On the other hand, unlike what Kılıçdaroğlu had said, in a distortion of the facts, the investigation into the Feb. 28 coup started after numerous people filed official complaints about it in the wake of the constitutional amendments approved in the referendum of Sept. 12. In other words, the investigation was launched upon the application of citizens claiming to have been victimized by the coup, and after one year of preparations, the prosecutor gave the green light to the operation against the coup’s center. It is the social conscience that wants Feb. 28 to be investigated.
What is the Feb. 28 coup, then?
The BÇG, the brainchild of Çevik Bir and Çetin Doğan, who is the number-one defendant in the case against the Sledgehammer (Balyoz) coup plan, had blacklisted 6 million people, labeling everyone ranging from deputies to meatball sellers “Islamists,” “National View supporters” (Milli Görüşçü), “dissidents,” “liberals,” etc. They even included civil society organizations (CSOs), trade unions, commerce chambers, provincial council members, mayors, municipal council members, etc.
Now, hang on to your hat! CHP leader Kılıçdaroğlu, too, was among the blacklisted victims.
Journalists were blacklisted. The General Staff illegally altered the testimony of Şemdin Sakık, a prominent Kurdistan Workers’ Party (PKK) leader who was under arrest at the time, adding the names of some dissident figures to the list of “traitors who aided the PKK.” Isn’t that scandalous? Then, they made this testimony public using pro-coup journalists. Nazlı Ilıcak, Cengiz Çandar, Mehmet Ali Birand and Akın Birdal were among the dissident figures. Soon after this smear campaign, Birdal was heavily wounded in an armed attack. His body took a number of bullets. He luckily survived this terrifying attack. These were part of the preparations for a coup.
To overthrow the democratically elected coalition government of the Welfare Party (RP) and True Path Party (DYP) -- known as the Refah-Yol government -- they marketed false religious leaders, and with great help from the pro-junta media, a great illusion was created. TV programs such as Arena, hosted by Uğur Dündar, a famous newscaster, pumped up the false threat of Sharia. To overthrow the coalition government, DYP deputies were pressured, and the party’s parliamentary seats were reduced by one-third by blackmailing or persuading several deputies. Many dissident journalists were fired by their bosses, who were voluntarily cooperating with the military. Worst of all, the National Security Council (MGK) convened on Feb. 28, 1997 -- hence, the name of the coup -- and issued a number of decisions, which included the introduction of the “eight-year uninterrupted education” system, which was devised to effectively prevent thousands of students at imam-hatip schools -- a type of secondary school that uses a religious curriculum along with the standard curriculum -- from attending universities and confine headscarved girls to their houses. Coup perpetrators were so reckless that just to block imam-hatip schools, they also blocked all vocational schools, thereby multiplying the number of victims severalfold.

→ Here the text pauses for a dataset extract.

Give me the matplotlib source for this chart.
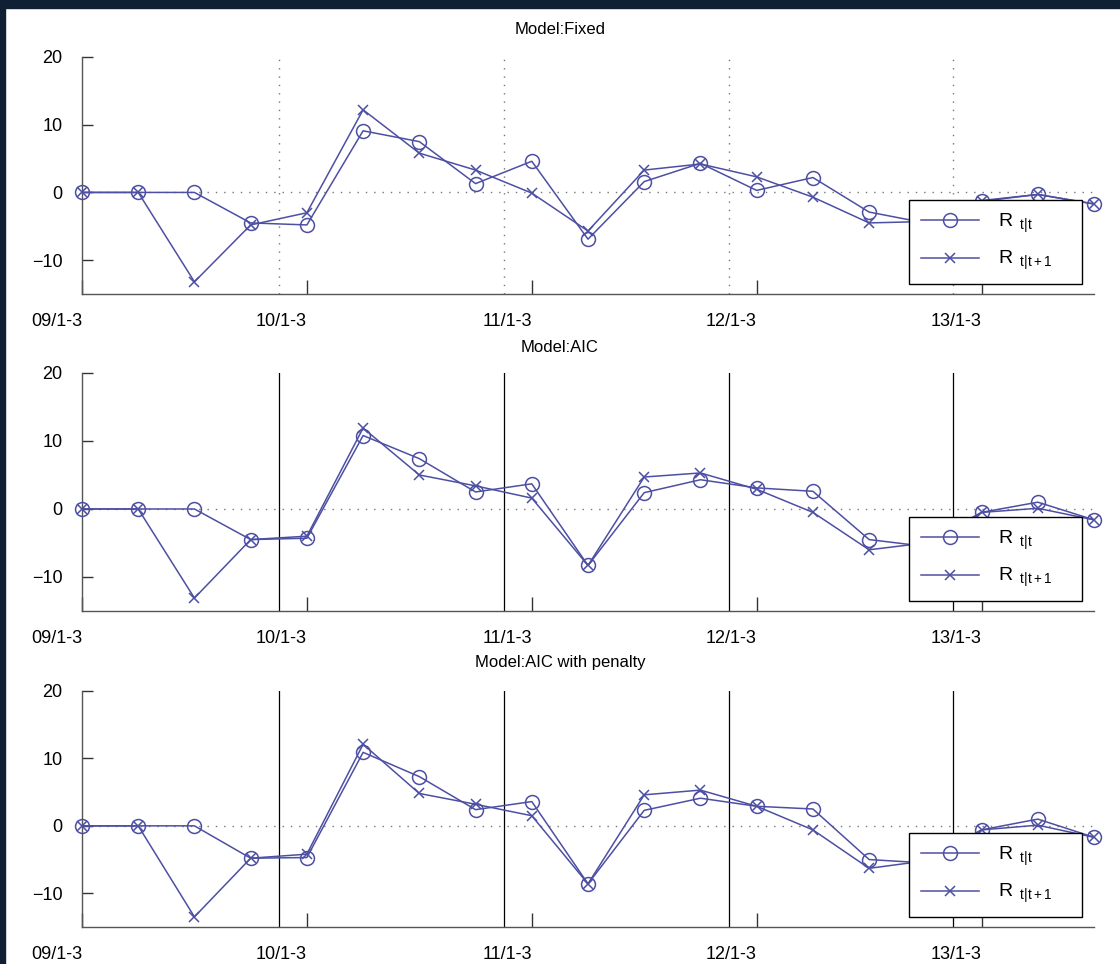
import numpy as np
import matplotlib
matplotlib.use('Agg')
from matplotlib import pyplot as plt
from matplotlib.patches import Rectangle

plt.rcParams['font.family'] = ['Liberation Sans Narrow', 'Liberation Sans', 'DejaVu Sans']
plt.rcParams['mathtext.fontset'] = 'custom'
plt.rcParams['mathtext.rm'] = 'Liberation Sans'
plt.rcParams['mathtext.it'] = 'Liberation Sans'

# quarterly index, 2009 Q1 .. 2013 Q3
quarters = np.arange(19)
tick_pos = [0, 4, 8, 12, 16]
tick_labels = ['09/1-3', '10/1-3', '11/1-3', '12/1-3', '13/1-3']
year_breaks = [3.5, 7.5, 11.5, 15.5]

titles = ['Model:Fixed', 'Model:AIC', 'Model:AIC with penalty']

fixed_tt = [0, 0, 0, -4.5, -4.8, 9.1, 7.5, 1.3, 4.6, -6.9, 1.6, 4.3, 0.3, 2.2, -2.9, -4.5, -1.3, -0.3, -1.7]
fixed_tt1 = [0, 0, -13.2, -4.8, -3.0, 12.2, 5.8, 3.3, -0.1, -5.7, 3.3, 4.2, 2.3, -0.7, -4.5, -4.3, -1.2, -0.3, -1.7]

aic_tt = [0, 0, 0, -4.5, -4.3, 10.8, 7.4, 2.5, 3.7, -8.3, 2.4, 4.3, 3.1, 2.6, -4.5, -5.5, -0.5, 1.0, -1.6]
aic_tt1 = [0, 0, -13.1, -4.5, -4.0, 11.9, 5.0, 3.4, 1.6, -8.3, 4.7, 5.3, 2.9, -0.5, -6.0, -5.0, -0.5, 0.1, -1.6]

pen_tt = [0, 0, 0, -4.8, -4.7, 10.9, 7.3, 2.4, 3.6, -8.6, 2.3, 4.1, 2.9, 2.5, -5.0, -5.5, -0.6, 1.0, -1.7]
pen_tt1 = [0, 0, -13.5, -4.8, -4.2, 12.1, 4.8, 3.2, 1.5, -8.6, 4.6, 5.3, 2.9, -0.6, -6.3, -5.2, -0.6, 0.1, -1.7]

series = [(fixed_tt, fixed_tt1), (aic_tt, aic_tt1), (pen_tt, pen_tt1)]

line_color = '#4d4fa3'

fig = plt.figure(figsize=(11.2, 9.64), dpi=100)

# dark strip around the picture edge
fig.patches.append(Rectangle((0, 1 - 8 / 964), 1, 8 / 964, transform=fig.transFigure,
                             color='#0f2034', zorder=0))
fig.patches.append(Rectangle((0, 0), 5 / 1120, 1, transform=fig.transFigure,
                             color='#0f2034', zorder=0))

# axes boxes: left, bottom, width, height (figure fraction)
boxes = [[0.0732, 0.695, 0.9036, 0.2459],
         [0.0732, 0.3662, 0.9036, 0.2469],
         [0.0732, 0.0384, 0.9036, 0.2448]]
title_y = [0.969, 0.640, 0.313]

for i in range(3):
    ax = fig.add_axes(boxes[i])
    tt, tt1 = series[i]

    ax.axhline(0, color='#777777', lw=1, linestyle=(0, (1, 5)), zorder=1)
    for xb in year_breaks:
        if i == 0:
            ax.axvline(xb, color='#777777', lw=1, linestyle=(0, (1, 5)), zorder=1)
        else:
            ax.axvline(xb, color='black', lw=0.9, zorder=1)

    ax.plot(quarters, tt, color=line_color, lw=1.1, marker='o', markersize=10,
            markerfacecolor='none', markeredgewidth=1.1, clip_on=False, zorder=3,
            label=r'$\mathrm{R}_{\ \ \mathrm{t|t}}$')
    ax.plot(quarters, tt1, color=line_color, lw=1.1, marker='x', markersize=7,
            markeredgewidth=1.1, clip_on=False, zorder=3,
            label=r'$\mathrm{R}_{\ \ \mathrm{t|t+1}}$' + '    ')

    ax.set_xlim(0, 18)
    ax.set_ylim(-15, 20)
    ax.set_yticks([-10, 0, 10, 20])
    ax.set_xticks(tick_pos)
    ax.set_xticklabels(tick_labels, ha='right')

    for side in ['top', 'right']:
        ax.spines[side].set_visible(False)
    for side in ['left', 'bottom']:
        ax.spines[side].set_color('#555555')
        ax.spines[side].set_linewidth(1)

    ax.tick_params(axis='y', direction='in', length=8, width=1, color='#333333',
                   labelsize=13, pad=14)
    ax.tick_params(axis='x', direction='in', length=10, width=1, color='#333333',
                   labelsize=13, pad=14)

    leg = ax.legend(loc='lower right', bbox_to_anchor=(0.988, 0.042), fontsize=14,
                    fancybox=False, edgecolor='black', framealpha=1, handlelength=3.0,
                    borderpad=0.6, labelspacing=0.75, handletextpad=1.0,
                    borderaxespad=0)
    leg.get_frame().set_linewidth(1)
    leg.set_zorder(5)

    fig.text(0.5, title_y[i], titles[i], ha='center', va='center', fontsize=12)

fig.savefig('out.png', dpi=100)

The impact of the Feb. 28 coup was no less destructive than conventional coups. Thousands of military officers, bureaucrats and academics lost their jobs because they were pious.

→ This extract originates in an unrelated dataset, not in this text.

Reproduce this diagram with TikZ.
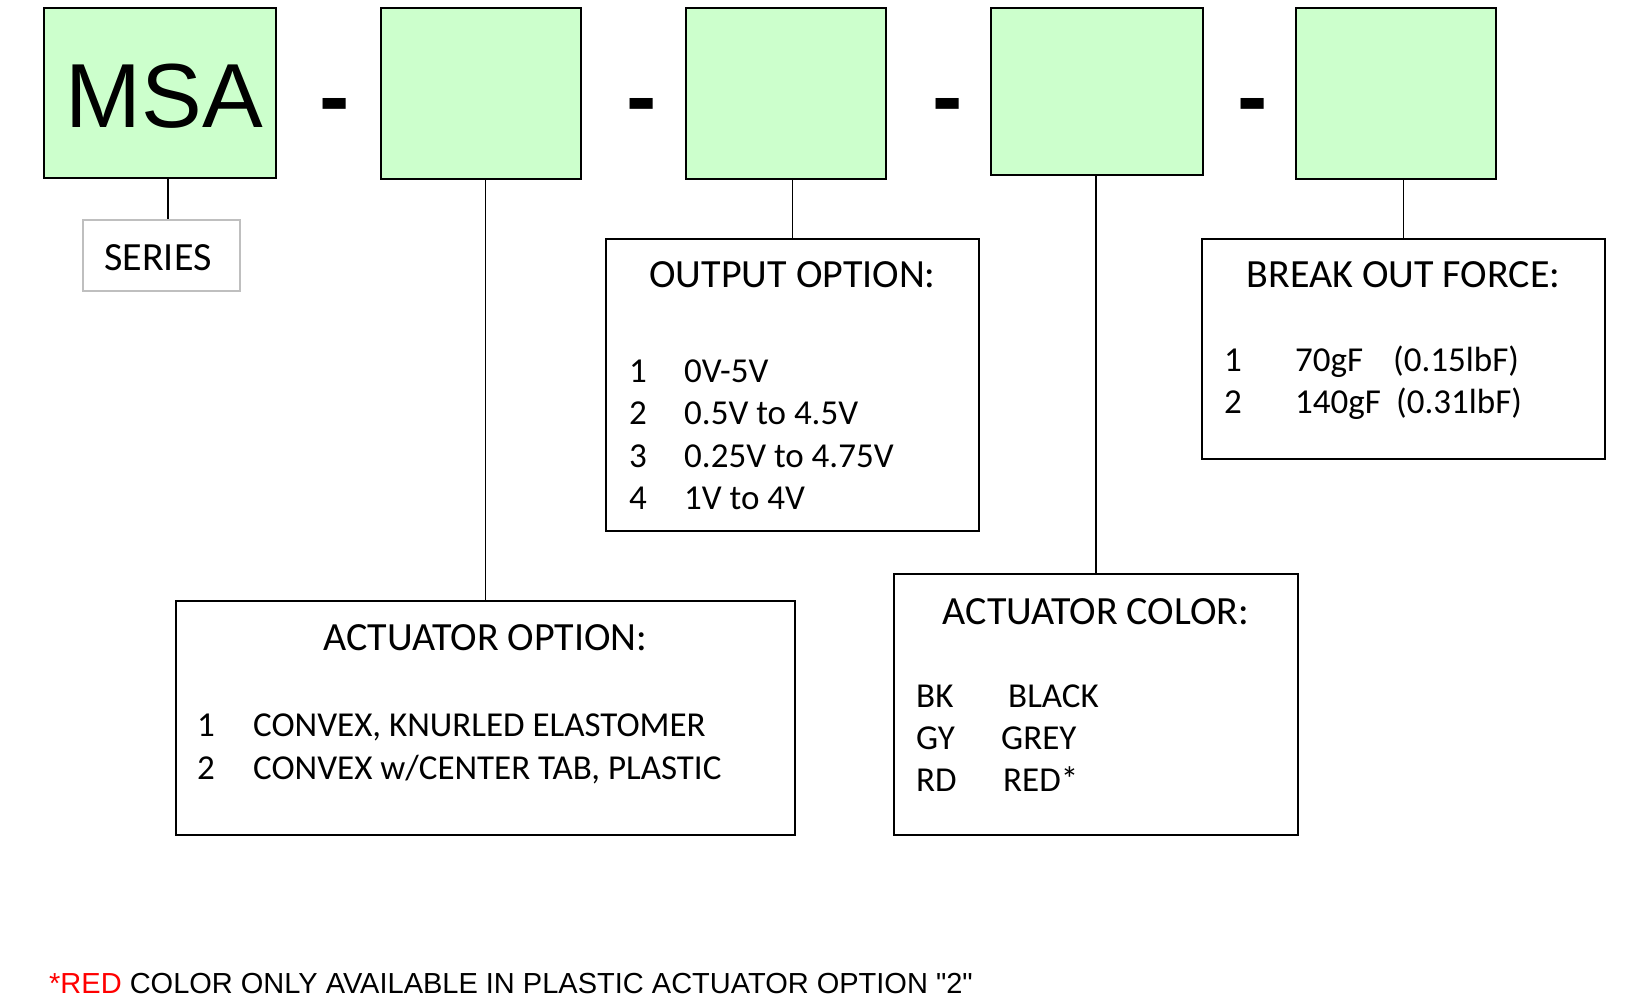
\documentclass[tikz,border=0pt]{standalone}
\usepackage{fontspec}
\setmainfont{Carlito}
\newfontfamily\arialfont{Liberation Sans}
\usetikzlibrary{positioning}
\definecolor{slotgreen}{HTML}{CCFFCC}
\definecolor{sergray}{HTML}{BFBFBF}
\definecolor{notered}{HTML}{FF0000}

\begin{document}
\begin{tikzpicture}[x=1pt,y=-1pt,font=\fontsize{35}{40}\selectfont]
  \tikzstyle{slot}=[draw,line width=2pt,fill=slotgreen,inner sep=0pt,minimum width=200pt,minimum height=171pt]
  \tikzstyle{opt}=[draw,line width=1.8pt,inner sep=0pt]
  \tikzstyle{hd}=[anchor=base,inner sep=0pt,font=\fontsize{40}{44}\selectfont]
  \tikzstyle{itm}=[anchor=base west,inner sep=0pt]
  \tikzstyle{hyph}=[anchor=base,inner sep=0pt,font=\arialfont\bfseries\fontsize{91}{91}\selectfont]
  \useasboundingbox (0,0) rectangle (1644,1000);
  % part number slots
  \node[slot,minimum width=232pt,minimum height=170pt] (msa) at (160,93) {};
  \node[anchor=base,inner sep=0pt,font=\arialfont\fontsize{91}{91}\selectfont] (mt) at (164.5,128) {MSA};
  \node[slot] (b2) at (481,93.5) {};
  \node[slot] (b3) at (786,93.5) {};
  \node[slot,minimum width=212pt,minimum height=167pt] (b4) at (1097,91.5) {};
  \node[slot] (b5) at (1396,93.5) {};
  \node[hyph] (d1) at (335,128) {-};
  \node[hyph] (d2) at (642,128) {-};
  \node[hyph] (d3) at (948,128) {-};
  \node[hyph] (d4) at (1253,128) {-};
  % option boxes
  \node[draw=sergray,line width=2pt,inner sep=0pt,minimum width=157pt,minimum height=71pt] (ser) at (161.5,255.5) {};
  \node[hd] (st) at (158,271) {SERIES};
  \node[opt,minimum width=373pt,minimum height=292pt] (oopt) at (792.5,385) {};
  \node[opt,minimum width=403pt,minimum height=220pt] (fopt) at (1403.5,349) {};
  \node[opt,minimum width=619pt,minimum height=234pt] (aopt) at (485.5,718) {};
  \node[opt,minimum width=404pt,minimum height=261pt] (copt) at (1096,704.5) {};
  % leader lines
  \coordinate (sj) at (168,0);
  \draw[line width=1.2pt] (msa.south -| sj) -- (ser.north -| sj);
  \draw[line width=1.2pt] (aopt.north) -- (aopt.north |- b2.south);
  \draw[line width=1.2pt] (oopt.north) -- (oopt.north |- b3.south);
  \draw[line width=1.2pt] (copt.north) -- (copt.north |- b4.south);
  \draw[line width=1.2pt] (fopt.north) -- (fopt.north |- b5.south);
  % output option
  \node[hd] (oh) at (oopt.center |- 0,288) {OUTPUT OPTION:};
  \node[itm] (o1n) at (629,382) {1};
  \node[itm] (o1) at (684,382) {0V-5V};
  \node[itm] (o2n) at (629,424) {2};
  \node[itm] (o2) at (684,424) {0.5V to 4.5V};
  \node[itm] (o3n) at (629,467) {3};
  \node[itm] (o3) at (684,467) {0.25V to 4.75V};
  \node[itm] (o4n) at (629,509) {4};
  \node[itm] (o4) at (684,509) {1V to 4V};
  % break out force
  \node[hd] (fh) at (fopt.center |- 0,288) {BREAK OUT FORCE:};
  \node[itm] (f1n) at (1224,371) {1};
  \node[itm] (f1) at (1295,371) {70gF};
  \node[itm] (f1b) at (1393,371) {(0.15lbF)};
  \node[itm] (f2n) at (1224,413) {2};
  \node[itm] (f2) at (1295,413) {140gF};
  \node[itm] (f2b) at (1396,413) {(0.31lbF)};
  % actuator option
  \node[hd] (ah) at (aopt.center |- 0,650) {ACTUATOR OPTION:};
  \node[itm] (a1n) at (197,736) {1};
  \node[itm] (a1) at (253,736) {CONVEX, KNURLED ELASTOMER};
  \node[itm] (a2n) at (197,779) {2};
  \node[itm] (a2) at (253,779) {CONVEX w/CENTER TAB, PLASTIC};
  % actuator color
  \node[hd] (ch) at (copt.center |- 0,624) {ACTUATOR COLOR:};
  \node[itm] (c1n) at (916,707) {BK};
  \node[itm] (c1) at (1008,707) {BLACK};
  \node[itm] (c2n) at (916,749) {GY};
  \node[itm] (c2) at (1001,749) {GREY};
  \node[itm] (c3n) at (916,791) {RD};
  \node[itm] (c3) at (1003,791) {RED*};
  % footnote
  \node[itm,font=\arialfont\fontsize{29}{32}\selectfont] (note) at (49,993) {\textcolor{notered}{*RED} COLOR ONLY AVAILABLE IN PLASTIC ACTUATOR OPTION "2"};
\end{tikzpicture}
\end{document}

So, what was the real reason for the coup, as there was no real reactionaryism threat and coup perpetrators created various scenarios to lay the groundwork for a coup? They did not overthrow the government without a reason.
Of course, every coup has its own economic climate. The 1990s were the years when the Cold War had ended and the irresistible effects of a free market economy started to change Turkey’s socioeconomic structure. Privileged nationalist Kemalist capitalists, who always kept close ties with the military, were very uneasy about the rise of a rival rural bourgeoisie in Anatolia. They targeted these Anatolian capitalists, who would later serve as the dynamos of the Justice and Development Party (AK Party), and labeled them the “green capitalists” -- here, “green” means “Islamist.” The real reason for the Feb. 28 coup was that “white Turkish” capitalists wanted to continue to abuse the country’s resources as they had done in the past. Indeed, in the wake of the Feb. 28 coup, many banks’ accounts were cleared out, and some $200 billion was stolen from public funds. Then, the financial crisis of 2000 hit. As you might guess, every bank that had been cleared out and eventually went bankrupt had a subversive general within its management.
Such was the disaster of Feb. 28. And today, Kılıçdaroğlu, who had been blacklisted by the Feb. 28 coup perpetrators, describes a legitimate and much-needed operation against the heart of the coup as “revenge.” And when does he do this?
Just one day after all of the parliamentary parties, including the CHP, unanimously decided to set up a parliamentary commission to investigate all of the coups of the last 50 years...
So what we’ve got is a main opposition party and its leader that cannot keep their promise, not even for a day, and cannot confront their own past and cannot break with the Feb. 28 mentality.
And today, Turkey’s gravest problem is an opposition that lacks foresight and is inadequate. Believe me, this is a more challenging problem than coming to terms with a history of coups.